begin Available data

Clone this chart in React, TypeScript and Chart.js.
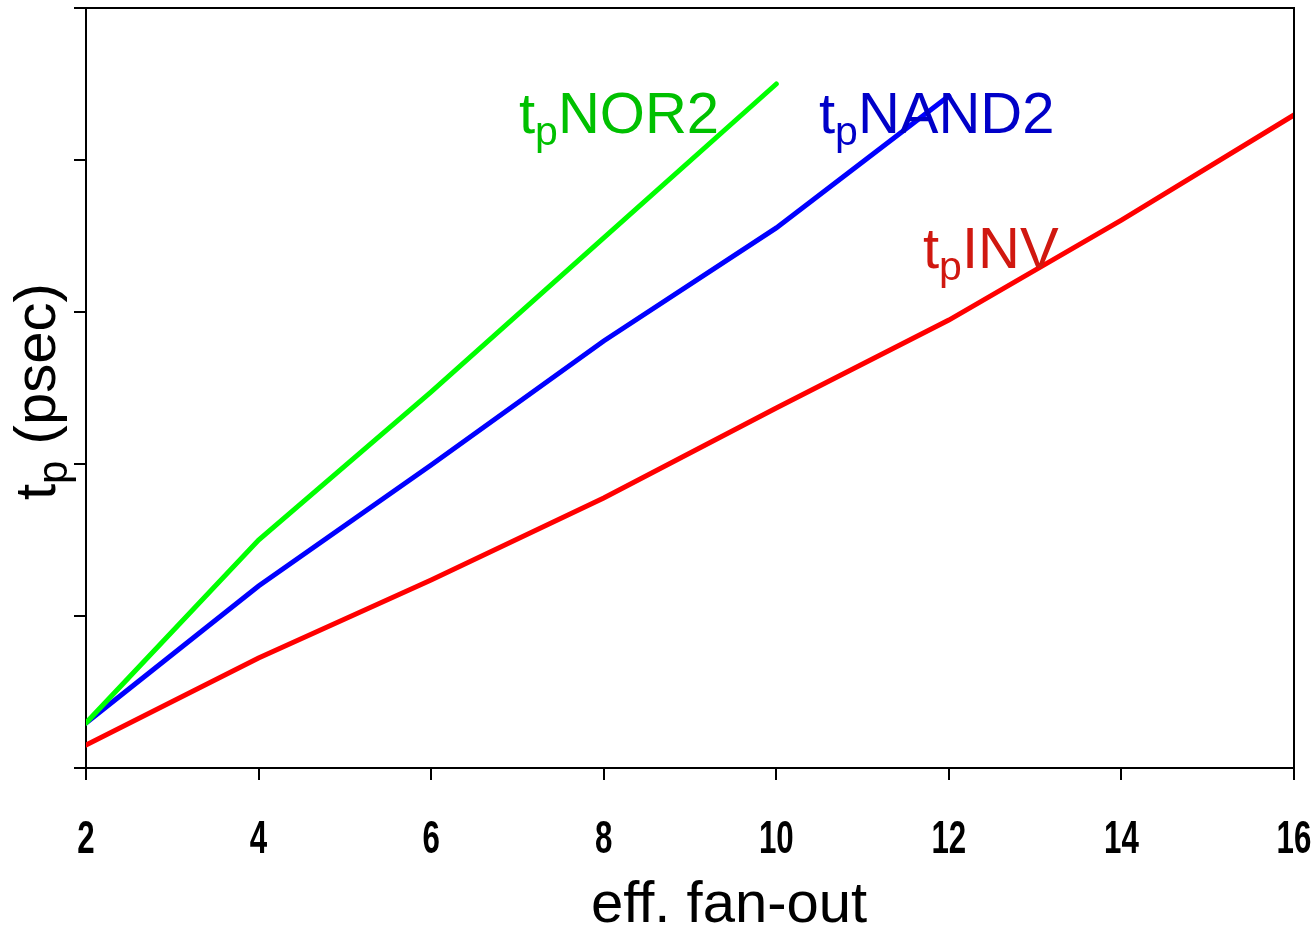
import React, { useEffect, useRef } from "react";
import { Chart, registerables } from "chart.js";

Chart.register(...registerables);

// ---- data ----
const fanOut = [2, 4, 6, 8, 10, 12, 14, 16];
const tpINV = [0.151, 0.724, 1.237, 1.776, 2.368, 2.947, 3.605, 4.296];
const tpNAND2 = [0.296, 1.197, 1.993, 2.809, 3.553, 4.421];
const tpNOR2 = [0.296, 1.5, 2.474, 3.487, 4.5];
const xTicks = [2, 4, 6, 8, 10, 12, 14, 16];
const xTitle = "eff. fan-out";
const yTitleMain = "t";
const yTitleSub = "p";
const yTitleRest = " (psec)";

const FONT = "'Liberation Sans', Arial, Helvetica, sans-serif";

function drawSubLabel(
  ctx: CanvasRenderingContext2D,
  x: number,
  baseline: number,
  a: string,
  sub: string,
  rest: string,
  color: string,
  size: number,
  subSize: number,
  subShift: number
) {
  ctx.save();
  ctx.fillStyle = color;
  ctx.textAlign = "left";
  ctx.textBaseline = "alphabetic";
  ctx.font = `${size}px ${FONT}`;
  ctx.fillText(a, x, baseline);
  let cx = x + ctx.measureText(a).width;
  ctx.font = `${subSize}px ${FONT}`;
  ctx.fillText(sub, cx, baseline + subShift);
  cx += ctx.measureText(sub).width;
  ctx.font = `${size}px ${FONT}`;
  ctx.fillText(rest, cx, baseline);
  ctx.restore();
}

const decorPlugin = {
  id: "decor",
  afterDraw(chart: any) {
    const ctx: CanvasRenderingContext2D = chart.ctx;
    const area = chart.chartArea;
    const xs = chart.scales.x;
    // frame (top and right)
    ctx.save();
    ctx.strokeStyle = "#000";
    ctx.lineWidth = 2;
    ctx.beginPath();
    ctx.moveTo(area.left, area.top);
    ctx.lineTo(area.right, area.top);
    ctx.lineTo(area.right, area.bottom);
    ctx.stroke();
    ctx.restore();

    // x tick labels (condensed bold)
    ctx.save();
    ctx.fillStyle = "#000";
    ctx.font = `bold 46px ${FONT}`;
    ctx.textAlign = "center";
    ctx.textBaseline = "alphabetic";
    for (const v of xTicks) {
      const px = xs.getPixelForValue(v);
      ctx.save();
      ctx.translate(px, 853);
      ctx.scale(0.68, 1);
      ctx.fillText(String(v), 0, 0);
      ctx.restore();
    }
    ctx.restore();

    // x title
    ctx.save();
    ctx.fillStyle = "#000";
    ctx.font = `58px ${FONT}`;
    ctx.textAlign = "center";
    ctx.textBaseline = "alphabetic";
    ctx.fillText(xTitle, 729, 922);
    ctx.restore();

    // y title rotated
    ctx.save();
    ctx.translate(55, 500);
    ctx.rotate(-Math.PI / 2);
    drawSubLabel(ctx, 0, 0, yTitleMain, yTitleSub, yTitleRest, "#000", 58, 42, 12);
    ctx.restore();

    // series labels
    drawSubLabel(ctx, 519, 133, "t", "p", "NOR2", "#00c000", 58, 41, 12);
    drawSubLabel(ctx, 819, 133, "t", "p", "NAND2", "#0000c8", 58, 41, 12);
    drawSubLabel(ctx, 923, 268, "t", "p", "INV", "#d01810", 58, 41, 12);
  },
};

export default function App() {
  const ref = useRef<HTMLCanvasElement | null>(null);
  useEffect(() => {
    if (!ref.current) return;
    const toXY = (ys: number[]) => ys.map((y, i) => ({ x: fanOut[i], y }));
    const chart = new Chart(ref.current, {
      type: "line",
      data: {
        datasets: [
          { label: "tpNOR2", data: toXY(tpNOR2), borderColor: "#00ff00", borderWidth: 5, pointRadius: 0, tension: 0, borderCapStyle: "round" },
          { label: "tpNAND2", data: toXY(tpNAND2), borderColor: "#0000ff", borderWidth: 5, pointRadius: 0, tension: 0, borderCapStyle: "round" },
          { label: "tpINV", data: toXY(tpINV), borderColor: "#ff0000", borderWidth: 5, pointRadius: 0, tension: 0, borderCapStyle: "round" },
        ],
      },
      options: {
        animation: false,
        responsive: false,
        devicePixelRatio: 1,
        layout: { padding: { left: 74, right: 22, top: 8, bottom: 149 } },
        plugins: { legend: { display: false }, tooltip: { enabled: false } },
        scales: {
          x: {
            type: "linear",
            min: 2,
            max: 16,
            ticks: { stepSize: 2, display: false },
            grid: { display: true, drawOnChartArea: false, drawTicks: true, tickLength: 12, color: "#000", lineWidth: 2 },
            border: { display: true, color: "#000", width: 2 },
          },
          y: {
            type: "linear",
            min: 0,
            max: 5,
            ticks: { stepSize: 1, display: false },
            grid: { display: true, drawOnChartArea: false, drawTicks: true, tickLength: 12, color: "#000", lineWidth: 2 },
            border: { display: true, color: "#000", width: 2 },
          },
        },
      },
      plugins: [decorPlugin],
    });
    return () => chart.destroy();
  }, []);
  return (
    <div style={{ position: "fixed", left: 0, top: 0, width: 1316, height: 929, background: "#fff" }}>
      <canvas ref={ref} width={1316} height={929} style={{ width: 1316, height: 929, display: "block" }} />
    </div>
  );
}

end Available data

List all lines holding the string "React".

▶ _Result below_:
Clone this chart in React, TypeScript and Chart.js.
import React, { useEffect, useRef } from "react";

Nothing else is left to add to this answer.